-- Start Source excerpt --

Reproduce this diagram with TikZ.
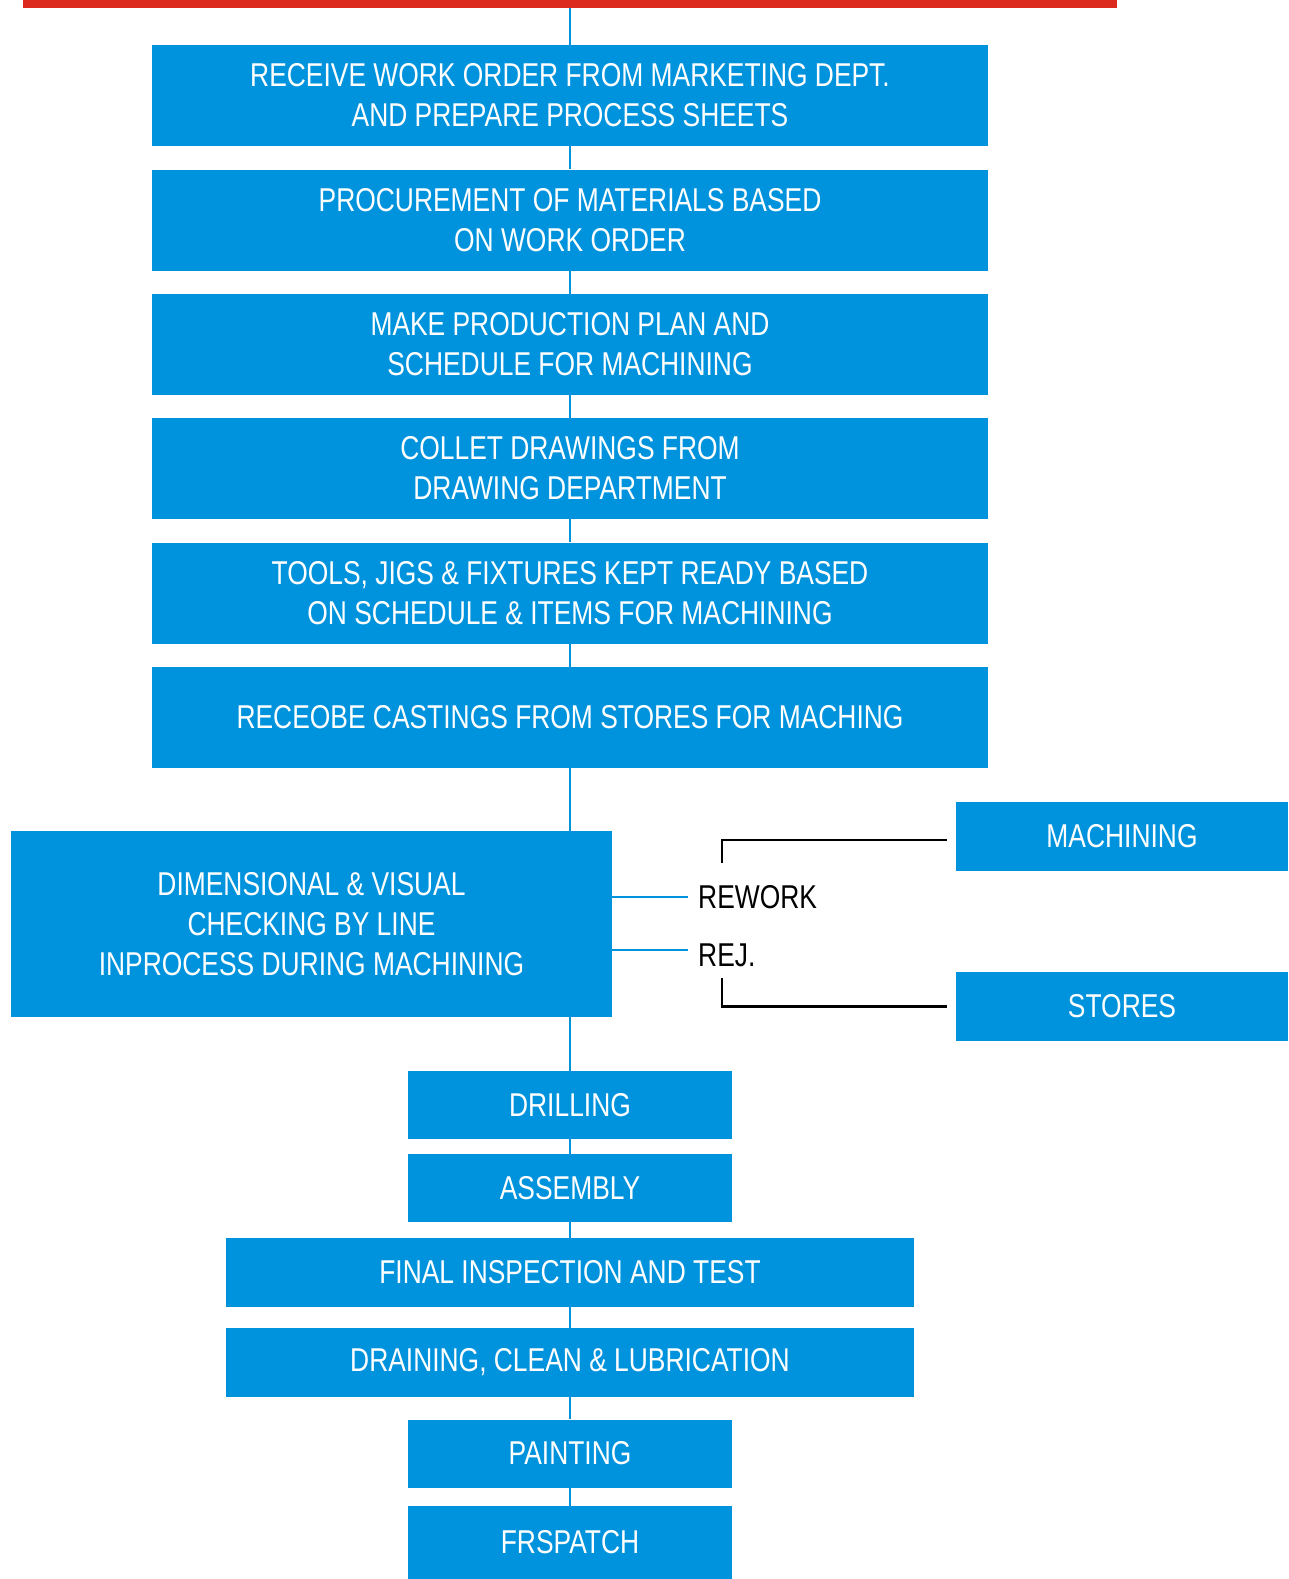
\documentclass[tikz,border=0pt]{standalone}
\usepackage{fontspec}
\setmainfont{Liberation Sans}[FakeStretch=0.8]
\usepackage{tikz}
\usetikzlibrary{positioning,calc}

\definecolor{stepblue}{HTML}{0093DD}
\definecolor{barred}{HTML}{DC2A1E}

\begin{document}
\begin{tikzpicture}[%
x=1pt,y=-1pt,
stage/.style={rectangle, fill=stepblue, text=white, inner sep=0pt,
  align=center, font=\fontsize{33}{40}\selectfont},
wide/.style={stage, minimum width=836pt, minimum height=101pt},
small/.style={stage, minimum width=324pt, minimum height=68pt},
mid/.style={stage, minimum width=688pt, minimum height=69pt},
side/.style={stage, minimum width=332pt, minimum height=69pt},
tag/.style={inner xsep=10pt, inner ysep=0pt, font=\fontsize{33}{40}\selectfont},
blueline/.style={draw=stepblue, line width=2.5pt},
blackline/.style={draw=black, line width=2.5pt}
]
\useasboundingbox (0,0) rectangle (1288,1579);

\node[fill=barred, inner sep=0pt, minimum width=1094pt, minimum height=8pt,
  anchor=north west] (bar) at (23,0) {};

\node[wide] (order) at (570,95.5) {RECEIVE WORK ORDER FROM MARKETING DEPT.\\AND PREPARE PROCESS SHEETS};
\node[wide] (procure) at (570,220) {PROCUREMENT OF MATERIALS BASED\\ON WORK ORDER};
\node[wide] (plan) at (570,344.5) {MAKE PRODUCTION PLAN AND\\SCHEDULE FOR MACHINING};
\node[wide] (drawings) at (570,468.5) {COLLET DRAWINGS FROM\\DRAWING DEPARTMENT};
\node[wide] (tools) at (570,593) {TOOLS, JIGS \& FIXTURES KEPT READY BASED\\ON SCHEDULE \& ITEMS FOR MACHINING};
\node[wide] (castings) at (570,717.5) {RECEOBE CASTINGS FROM STORES FOR MACHING};

\node[stage, minimum width=601pt, minimum height=186pt] (check) at (311.5,924)
  {DIMENSIONAL \& VISUAL\\CHECKING BY LINE\\INPROCESS DURING MACHINING};

\node[tag, anchor=west] (rework) at (688,897) {REWORK};
\node[tag, anchor=west] (rej) at (688,955) {REJ.};
\node[side] (machining) at (1122,836.5) {MACHINING};
\node[side] (stores) at (1122,1006.5) {STORES};

\node[small] (drilling) at (570,1105) {DRILLING};
\node[small] (assembly) at (570,1188) {ASSEMBLY};
\node[mid] (final) at (570,1272.5) {FINAL INSPECTION AND TEST};
\node[mid] (draining) at (570,1362.5) {DRAINING, CLEAN \& LUBRICATION};
\node[small] (painting) at (570,1453.5) {PAINTING};
\node[small, minimum height=73pt] (despatch) at (570,1542.5) {FRSPATCH};

% main flow
\path[blueline] (bar.south -| order.north) edge (order.north);
\path[blueline] (order) edge (procure);
\path[blueline] (procure) edge (plan);
\path[blueline] (plan) edge (drawings);
\path[blueline] (drawings) edge (tools);
\path[blueline] (tools) edge (castings);
\path[blueline] (castings.south) edge (castings.south |- check.north);
\path[blueline] (castings.south |- check.south) edge (drilling.north);
\path[blueline] (drilling) edge (assembly);
\path[blueline] (assembly) edge (final);
\path[blueline] (final) edge (draining);
\path[blueline] (draining) edge (painting);
\path[blueline] (painting) edge (despatch);

% branches
\path[blueline] (check.east |- rework) edge (rework.west);
\path[blueline] (check.east |- 0,950) edge (rej.west |- 0,950);

\coordinate (rwk) at (722,863);
\coordinate (rj) at (722,978);
\draw[blackline] (rwk) |- ([xshift=-9pt,yshift=-3.5pt]machining.west);
\draw[blackline] (rj) |- ([xshift=-9pt]stores.west);

\end{tikzpicture}
\end{document}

-- End Source excerpt --

=== Task to carry out ===
Reproduce the full material exactly, excluding the pictures.

=== Exercise result ===
Reproduce this diagram with TikZ.
\documentclass[tikz,border=0pt]{standalone}
\usepackage{fontspec}
\setmainfont{Liberation Sans}[FakeStretch=0.8]
\usepackage{tikz}
\usetikzlibrary{positioning,calc}

\definecolor{stepblue}{HTML}{0093DD}
\definecolor{barred}{HTML}{DC2A1E}

\begin{document}
\begin{tikzpicture}[%
x=1pt,y=-1pt,
stage/.style={rectangle, fill=stepblue, text=white, inner sep=0pt,
  align=center, font=\fontsize{33}{40}\selectfont},
wide/.style={stage, minimum width=836pt, minimum height=101pt},
small/.style={stage, minimum width=324pt, minimum height=68pt},
mid/.style={stage, minimum width=688pt, minimum height=69pt},
side/.style={stage, minimum width=332pt, minimum height=69pt},
tag/.style={inner xsep=10pt, inner ysep=0pt, font=\fontsize{33}{40}\selectfont},
blueline/.style={draw=stepblue, line width=2.5pt},
blackline/.style={draw=black, line width=2.5pt}
]
\useasboundingbox (0,0) rectangle (1288,1579);

\node[fill=barred, inner sep=0pt, minimum width=1094pt, minimum height=8pt,
  anchor=north west] (bar) at (23,0) {};

\node[wide] (order) at (570,95.5) {RECEIVE WORK ORDER FROM MARKETING DEPT.\\AND PREPARE PROCESS SHEETS};
\node[wide] (procure) at (570,220) {PROCUREMENT OF MATERIALS BASED\\ON WORK ORDER};
\node[wide] (plan) at (570,344.5) {MAKE PRODUCTION PLAN AND\\SCHEDULE FOR MACHINING};
\node[wide] (drawings) at (570,468.5) {COLLET DRAWINGS FROM\\DRAWING DEPARTMENT};
\node[wide] (tools) at (570,593) {TOOLS, JIGS \& FIXTURES KEPT READY BASED\\ON SCHEDULE \& ITEMS FOR MACHINING};
\node[wide] (castings) at (570,717.5) {RECEOBE CASTINGS FROM STORES FOR MACHING};

\node[stage, minimum width=601pt, minimum height=186pt] (check) at (311.5,924)
  {DIMENSIONAL \& VISUAL\\CHECKING BY LINE\\INPROCESS DURING MACHINING};

\node[tag, anchor=west] (rework) at (688,897) {REWORK};
\node[tag, anchor=west] (rej) at (688,955) {REJ.};
\node[side] (machining) at (1122,836.5) {MACHINING};
\node[side] (stores) at (1122,1006.5) {STORES};

\node[small] (drilling) at (570,1105) {DRILLING};
\node[small] (assembly) at (570,1188) {ASSEMBLY};
\node[mid] (final) at (570,1272.5) {FINAL INSPECTION AND TEST};
\node[mid] (draining) at (570,1362.5) {DRAINING, CLEAN \& LUBRICATION};
\node[small] (painting) at (570,1453.5) {PAINTING};
\node[small, minimum height=73pt] (despatch) at (570,1542.5) {FRSPATCH};

% main flow
\path[blueline] (bar.south -| order.north) edge (order.north);
\path[blueline] (order) edge (procure);
\path[blueline] (procure) edge (plan);
\path[blueline] (plan) edge (drawings);
\path[blueline] (drawings) edge (tools);
\path[blueline] (tools) edge (castings);
\path[blueline] (castings.south) edge (castings.south |- check.north);
\path[blueline] (castings.south |- check.south) edge (drilling.north);
\path[blueline] (drilling) edge (assembly);
\path[blueline] (assembly) edge (final);
\path[blueline] (final) edge (draining);
\path[blueline] (draining) edge (painting);
\path[blueline] (painting) edge (despatch);

% branches
\path[blueline] (check.east |- rework) edge (rework.west);
\path[blueline] (check.east |- 0,950) edge (rej.west |- 0,950);

\coordinate (rwk) at (722,863);
\coordinate (rj) at (722,978);
\draw[blackline] (rwk) |- ([xshift=-9pt,yshift=-3.5pt]machining.west);
\draw[blackline] (rj) |- ([xshift=-9pt]stores.west);

\end{tikzpicture}
\end{document}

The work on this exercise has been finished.